Requirement
Where does the string "matplotlib" appear in the records? Copy every line that contains it.

Supplied material

※

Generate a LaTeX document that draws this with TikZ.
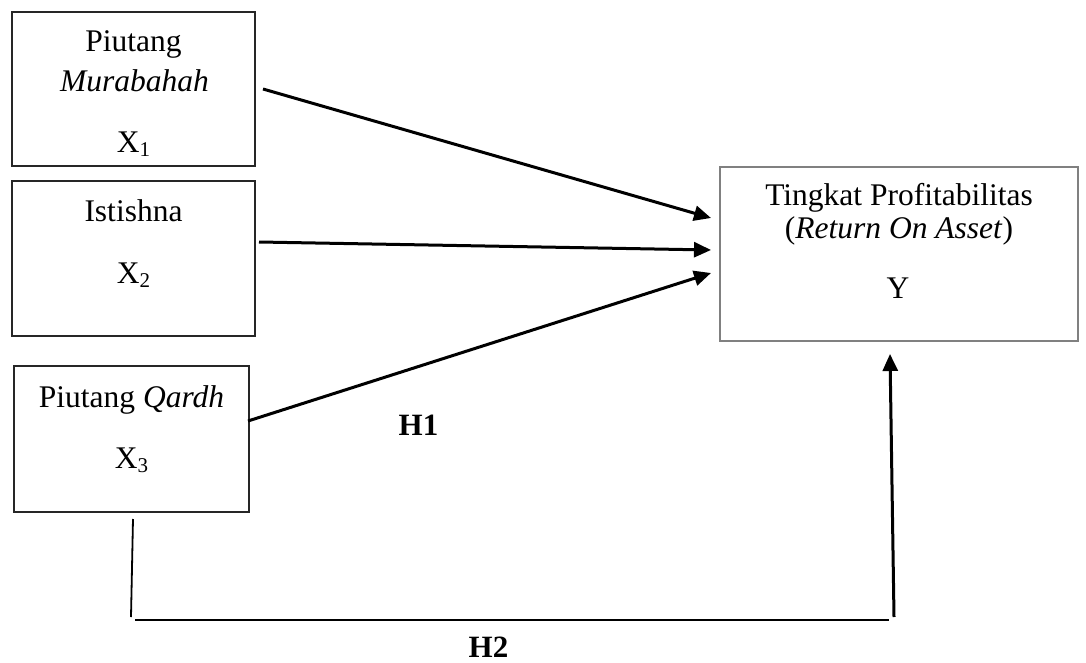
\documentclass[tikz,border=0pt]{standalone}
\usepackage{fontspec}
\setmainfont{Liberation Serif}
\usetikzlibrary{arrows.meta}
\newcommand{\subx}[1]{\raisebox{-4pt}{\fontsize{21}{21}\selectfont #1}}
\tikzset{
  xbox/.style={draw=black!85, line width=2pt, inner sep=0pt},
  ybox/.style={draw=black!50, line width=2pt, inner sep=0pt},
  txt/.style={anchor=base, inner sep=0pt, font=\fontsize{31.5}{36}\selectfont},
  htxt/.style={anchor=base, inner sep=0pt, font=\fontsize{31}{36}\selectfont\bfseries},
  arr/.style={line width=3pt, -{Triangle[length=17pt,width=15pt]}},
  thin line/.style={line width=1.8pt}
}
\begin{document}
\begin{tikzpicture}[x=1pt,y=-1pt]
\useasboundingbox (0,0) rectangle (1086,663);
% boxes
\node[xbox, minimum width=243pt, minimum height=154pt] (b1) at (133.5,89) {};
\node[xbox, minimum width=243pt, minimum height=155pt] (b2) at (133.5,258.5) {};
\node[xbox, minimum width=235pt, minimum height=146pt] (b3) at (131.5,439) {};
\node[ybox, minimum width=358pt, minimum height=174pt] (yb) at (899,254) {};
% texts
\node[txt] (t1a) at (133.5,52) {Piutang};
\node[txt] (t1b) at (134.5,92) {\textit{Murabahah}};
\node[txt] (t1c) at (133.5,153) {X\subx{1}};
\node[txt] (t2a) at (133.5,222) {Istishna};
\node[txt] (t2b) at (133.5,283) {X\subx{2}};
\node[txt] (t3a) at (131.5,407) {Piutang \textit{Qardh}};
\node[txt] (t3b) at (131.5,468) {X\subx{3}};
\node[txt] (tya) at (899,205) {Tingkat Profitabilitas};
\node[txt] (tyb) at (899,238) {(\textit{Return On Asset})};
\node[txt] (tyc) at (898,298) {Y};
\node[htxt] (h1) at (418.5,435) {H1};
\node[htxt] (h2) at (488.5,657) {H2};
% arrows H1
\draw[arr] ([xshift=7pt]b1.east) -- ([xshift=-8pt,yshift=36pt]yb.west);
\draw[arr] ([xshift=3pt,yshift=16.5pt]b2.east) -- ([xshift=-8pt,yshift=4pt]yb.west);
\draw[arr] ([xshift=-2pt,yshift=18pt]b3.east) -- ([xshift=-8pt,yshift=-19pt]yb.west);
% H2 path
\coordinate (c1) at (131,617);
\coordinate (c2) at (135,620);
\coordinate (c3) at (889,620);
\coordinate (c4) at (894,617);
\draw[thin line] ([xshift=1.5pt,yshift=-6pt]b3.south) -- (c1);
\draw[thin line] (c2) -- (c3);
\draw[arr] (c4) -- ([xshift=-9pt,yshift=-12pt]yb.south);
\end{tikzpicture}
\end{document}
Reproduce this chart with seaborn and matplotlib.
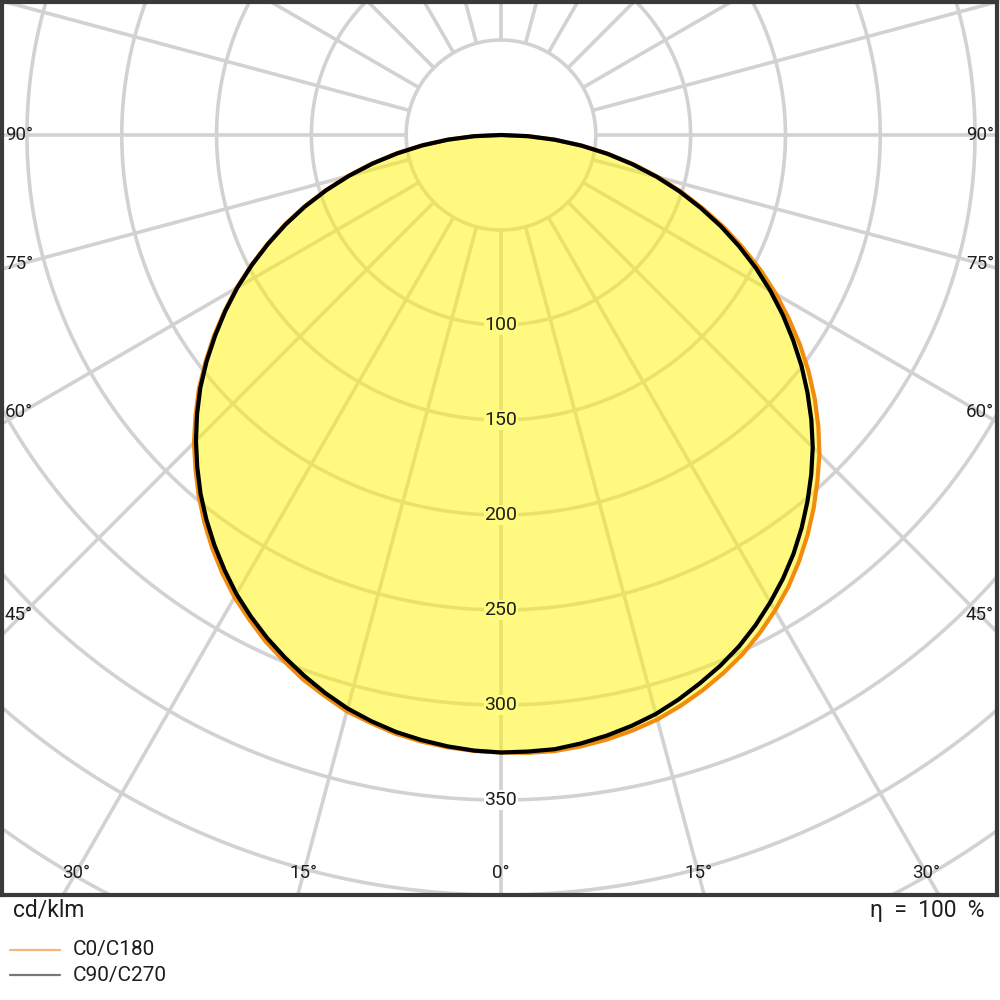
import numpy as np
import pandas as pd
import seaborn as sns
import matplotlib.pyplot as plt
from matplotlib.lines import Line2D

# luminous intensity distribution, cd/klm, gamma angle in degrees
gamma = [0, 2.5, 5, 7.5, 10, 12.5, 15, 17.5, 20, 22.5, 25, 27.5, 30, 32.5, 35, 37.5,
         40, 42.5, 45, 47.5, 50, 52.5, 55, 57.5, 60, 62.5, 65, 67.5, 70, 72.5, 75, 77.5,
         80, 82.5, 85, 87.5, 90]
c0 = [325, 325.5, 325.5, 324.5, 323, 321, 318.5, 315, 311, 306.5, 301.5, 295.5, 289, 282,
      274, 265.5, 256.5, 247, 237.5, 227, 216, 204.5, 192.5, 180, 167.5, 154.5, 141, 127.5,
      113.5, 100, 86, 72, 57.5, 43, 28.5, 14.2, 0]
c180 = [325, 324.5, 323.5, 322, 320, 317, 314, 309.5, 305, 299.5, 294, 287.5, 281, 273.5,
        265.5, 257, 248, 238.5, 229, 218.5, 208, 196.5, 185, 173, 161, 148.5, 136, 123.5,
        110.5, 97, 83.5, 70, 56, 42, 28, 14, 0]
c90 = [325, 324.8, 324.5, 323, 321, 318.5, 315.5, 311.5, 307, 302.3, 297, 290.8, 284, 276.8,
       269, 260.5, 251.5, 242.2, 232.5, 222, 211, 199.8, 188, 176.2, 164, 151.5, 138.5, 125.5,
       112, 98.7, 85, 71, 57, 42.8, 28.5, 14.3, 0]
c270 = [325, 324.3, 323, 321.2, 319, 316, 312.5, 308, 303, 297.7, 292, 285.7, 279, 271.4,
        263.5, 255.2, 246.5, 237.1, 227.5, 217.4, 207, 195.7, 184, 172.4, 160.5, 148.1, 135.5,
        122.9, 110, 96.6, 83, 69.3, 55.5, 41.8, 28, 14, 0]

ring_values = [100, 150, 200, 250, 300, 350]
side_labels = [90, 75, 60, 45]
bottom_labels = [30, 15, 0, 15, 30]
bottom_angles = [-30, -15, 0, 15, 30]


def plane_xy(left, right, name):
    g = np.radians(gamma)
    gl, il = g[::-1], np.array(left)[::-1]
    gr, ir = g[1:], np.array(right)[1:]
    x = np.concatenate([-il * np.sin(gl), ir * np.sin(gr)])
    y = np.concatenate([-il * np.cos(gl), -ir * np.cos(gr)])
    return pd.DataFrame({'x': x, 'y': y, 'plane': name})


curves = pd.concat([plane_xy(c180, c0, 'C0/C180'), plane_xy(c270, c90, 'C90/C270')],
                   ignore_index=True)

sns.set_theme(style='white')
plt.rcParams['font.family'] = ['Roboto', 'DejaVu Sans']
txt = dict(fontweight='normal', color='#1e1e1e')

fig = plt.figure(figsize=(10, 10), dpi=100)
ax = fig.add_axes([0.002, 0.105, 0.995, 0.893])
ax.set_xlim(-500 / 1.9, 497 / 1.9)
ax.set_ylim(-(895 - 135) / 1.9, 133 / 1.9)

# polar grid
grid_col = '#d2d2d2'
t = np.linspace(0, 2 * np.pi, 721)
for r in range(50, 551, 50):
    ax.plot(r * np.sin(t), -r * np.cos(t), color=grid_col, lw=2.6, zorder=1)
for a in range(0, 360, 15):
    ar = np.radians(a)
    ax.plot([50 * np.sin(ar), 700 * np.sin(ar)], [-50 * np.cos(ar), -700 * np.cos(ar)],
            color=grid_col, lw=2.6, zorder=1, solid_capstyle='butt')

# fill under the outer curve
outer = curves[curves['plane'] == 'C0/C180']
ax.fill(outer['x'], outer['y'], color='#FFF500', alpha=0.5, lw=0, zorder=2)

sns.lineplot(data=curves, x='x', y='y', hue='plane', palette=['#F28C0F', '#000000'],
             sort=False, estimator=None, linewidth=3.0, legend=False, ax=ax, zorder=4)
for ln in ax.lines[-2:]:
    ln.set_solid_joinstyle('round')

for v in ring_values:
    bg = '#FFFA80' if v < 320 else 'white'
    ax.text(0, -v, str(v), ha='center', va='center', fontsize=14, zorder=3,
            bbox=dict(boxstyle='square,pad=0.05', fc=bg, ec='none'), **txt)

# angle labels along the frame
for a in side_labels:
    yl = -(480 / 1.9) / np.tan(np.radians(a)) if a != 90 else 0
    ax.text(-497 / 1.9, yl, f'{a}°', ha='left', va='center', fontsize=13.5, zorder=5, **txt)
    ax.text(494 / 1.9, yl, f'{a}°', ha='right', va='center', fontsize=13.5, zorder=5, **txt)
ylab = -(873 - 135) / 1.9
for lab, a in zip(bottom_labels, bottom_angles):
    xl = -ylab * np.tan(np.radians(a))
    ax.text(xl, ylab, f'{lab}°', ha='center', va='center', fontsize=13.5, zorder=5, **txt)

ax.set_xticks([])
ax.set_yticks([])
ax.set_xlabel('')
ax.set_ylabel('')
for s in ax.spines.values():
    s.set_visible(True)
    s.set_color('#3a3a3a')
    s.set_linewidth(3.0)

fig.text(0.013, 1 - 0.910, 'cd/klm', ha='left', va='center', fontsize=16.5, **txt)
fig.text(0.985, 1 - 0.910, 'η  =  100  %', ha='right', va='center', fontsize=16.5, **txt)
fig.add_artist(Line2D([0.010, 0.060], [1 - 0.950, 1 - 0.950], color='#F5B679', lw=1.6,
                      transform=fig.transFigure))
fig.add_artist(Line2D([0.010, 0.060], [1 - 0.975, 1 - 0.975], color='#777777', lw=1.6,
                      transform=fig.transFigure))
fig.text(0.073, 1 - 0.950, 'C0/C180', ha='left', va='center', fontsize=15, **txt)
fig.text(0.073, 1 - 0.975, 'C90/C270', ha='left', va='center', fontsize=15, **txt)

fig.savefig('out.png', dpi=100, facecolor='white')
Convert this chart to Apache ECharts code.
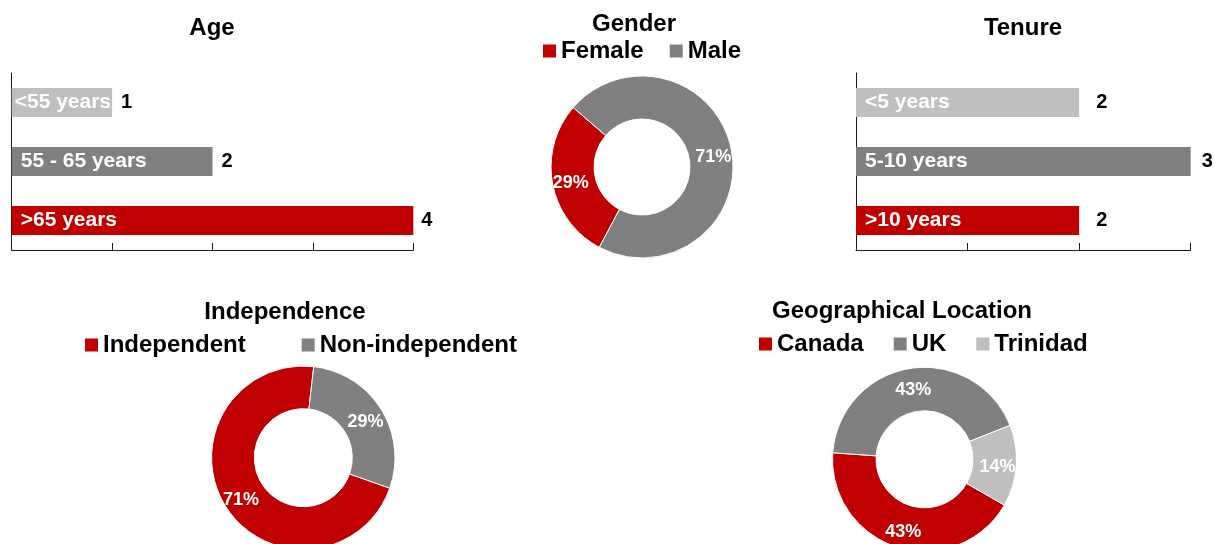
<!DOCTYPE html>
<html>
<head>
<meta charset="utf-8">
<script src="https://cdn.jsdelivr.net/npm/echarts@6/dist/echarts.min.js"></script>
<style>
  html, body { margin: 0; padding: 0; background: #fff; }
  #chart { width: 1214px; height: 544px; }
</style>
</head>
<body>
<div id="chart"></div>
<script>
// data
const ageCats = ["<55 years", "55 - 65 years", ">65 years"];
const ageVals = [1, 2, 4];
const tenureCats = ["<5 years", "5-10 years", ">10 years"];
const tenureVals = [2, 3, 2];
const genderNames = ["Female", "Male"];
const genderVals = [2, 5];
const indepNames = ["Independent", "Non-independent"];
const indepVals = [5, 2];
const geoNames = ["Canada", "UK", "Trinidad"];
const geoVals = [3, 3, 1];

const RED = "#C00000", GRAY = "#808080", LIGHT = "#BFBFBF";
const FONT = "'Liberation Sans', Arial, sans-serif";
const barColors = [LIGHT, GRAY, RED];

const el = document.getElementById("chart");
const chart = echarts.init(el);

function titleAt(text, x, y) {
    return {
        text, left: x, top: y, textAlign: "center", padding: 0,
        textStyle: { fontFamily: FONT, fontSize: 24, fontWeight: "bold", color: "#000" }
    };
}

function legendAt(names, x, y, gap) {
    return {
        data: names, left: x, top: y, orient: "horizontal", padding: 0,
        icon: "rect", itemWidth: 13, itemHeight: 13, itemGap: gap,
        itemStyle: { borderWidth: 0 },
        selectedMode: false,
        textStyle: { fontFamily: FONT, fontSize: 24, fontWeight: "bold", color: "#000" }
    };
}

function valueAxis(idx, max) {
    return {
        type: "value", gridIndex: idx, min: 0, max: max, interval: 1,
        axisLine: { show: true, lineStyle: { color: "#1a1a1a", width: 1 } },
        axisTick: { show: true, inside: true, length: 7, lineStyle: { color: "#1a1a1a" } },
        axisLabel: { show: false },
        splitLine: { show: false }
    };
}

function catAxis(idx, cats) {
    return {
        type: "category", gridIndex: idx, data: cats, inverse: true,
        axisLine: { show: true, lineStyle: { color: "#1a1a1a", width: 1 } },
        axisTick: { show: false },
        axisLabel: { show: false }
    };
}

// nameDist: per-bar tweak of the inside label, valDist: per-bar gap of the value label
function barSeries(idx, vals, nameDist, valDist) {
    return [
        {
            type: "bar", name: "bars" + idx, xAxisIndex: idx, yAxisIndex: idx,
            barWidth: 29,
            data: vals.map((v, i) => ({
                value: v,
                itemStyle: { color: barColors[i] },
                label: { distance: nameDist[i] }
            })),
            label: {
                show: true, position: "insideLeft", formatter: "{b}",
                fontFamily: FONT, fontSize: 21, fontWeight: "bold", color: "#fff"
            }
        },
        {
            type: "bar", name: "vals" + idx, xAxisIndex: idx, yAxisIndex: idx,
            barWidth: 29, barGap: "-100%",
            data: vals.map((v, i) => ({ value: v, label: { distance: valDist[i] } })),
            itemStyle: { color: "rgba(0,0,0,0)" },
            label: {
                show: true, position: "right", formatter: "{c}",
                fontFamily: FONT, fontSize: 20, fontWeight: "bold", color: "#000"
            },
            z: 3
        }
    ];
}

function pieSeries(names, vals, colors, center, radius, startAngle) {
    return {
        type: "pie", center: center, radius: radius, startAngle: startAngle,
        clockwise: true, percentPrecision: 0,
        avoidLabelOverlap: false,
        itemStyle: { borderColor: "#fff", borderWidth: 1 },
        label: {
            show: true, position: "inside", formatter: "{d}%", offset: [0, 3],
            fontFamily: FONT, fontSize: 18, fontWeight: "bold", color: "#fff"
        },
        labelLine: { show: false },
        data: names.map((n, i) => ({ name: n, value: vals[i], itemStyle: { color: colors[i] } }))
    };
}

const option = {
    animation: false,
    backgroundColor: "#fff",
    title: [
        titleAt("Age", 212, 16),
        titleAt("Gender", 634, 12),
        titleAt("Tenure", 1023, 16),
        titleAt("Independence", 285, 300),
        titleAt("Geographical Location", 902, 299)
    ],
    legend: [
        legendAt(genderNames, 543, 39, 26),
        legendAt(indepNames, 85, 333, 56),
        legendAt(geoNames, 759, 332, 30)
    ],
    grid: [
        { left: 11.7, top: 73, width: 401.6, height: 177 },
        { left: 856, top: 73, width: 334.7, height: 177 }
    ],
    xAxis: [valueAxis(0, 4), valueAxis(1, 3)],
    yAxis: [catAxis(0, ageCats), catAxis(1, tenureCats)],
    series: [
        ...barSeries(0, ageVals, [3, 9, 9], [9, 9, 8]),
        ...barSeries(1, tenureVals, [9, 9, 9], [17, 11, 17]),
        pieSeries(genderNames, genderVals, [RED, GRAY], [642, 167], [48, 91], 242),
        pieSeries(indepNames, indepVals, [RED, GRAY], [303.3, 457.7], [49, 91.7], 340.6),
        pieSeries(geoNames, geoVals, [RED, GRAY, LIGHT], [924.5, 459.3], [48.5, 92], 330.2)
    ]
};

chart.setOption(option);
window.addEventListener("resize", () => chart.resize());
</script>
</body>
</html>
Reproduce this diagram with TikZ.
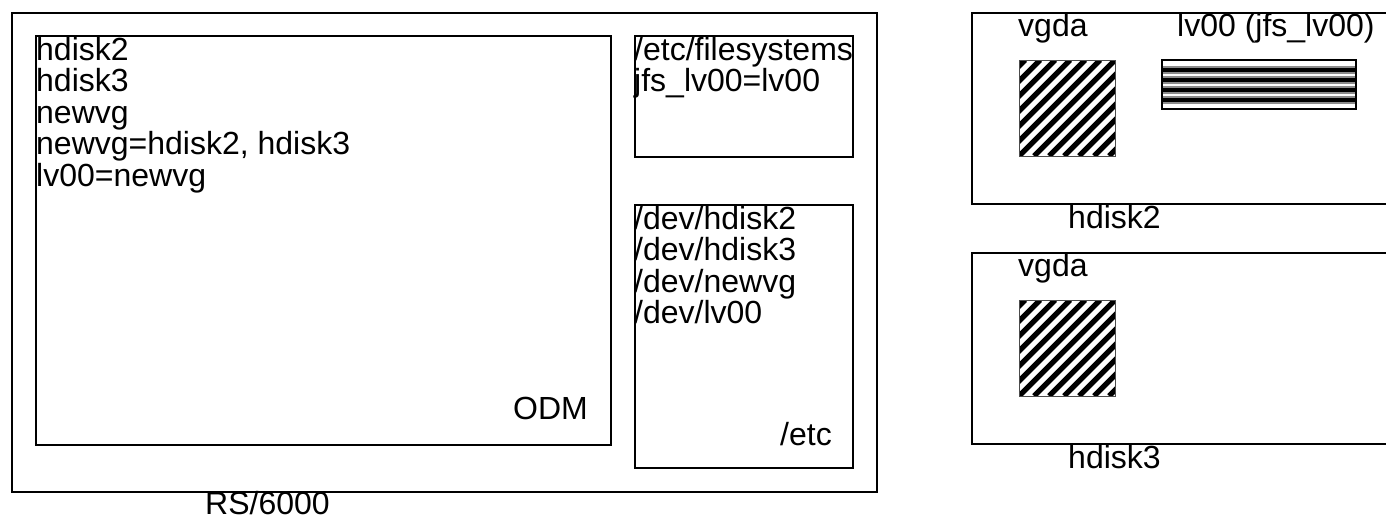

※

Response to this exercise
Reproduce this chart with seaborn and matplotlib.
import matplotlib.pyplot as plt
from matplotlib.lines import Line2D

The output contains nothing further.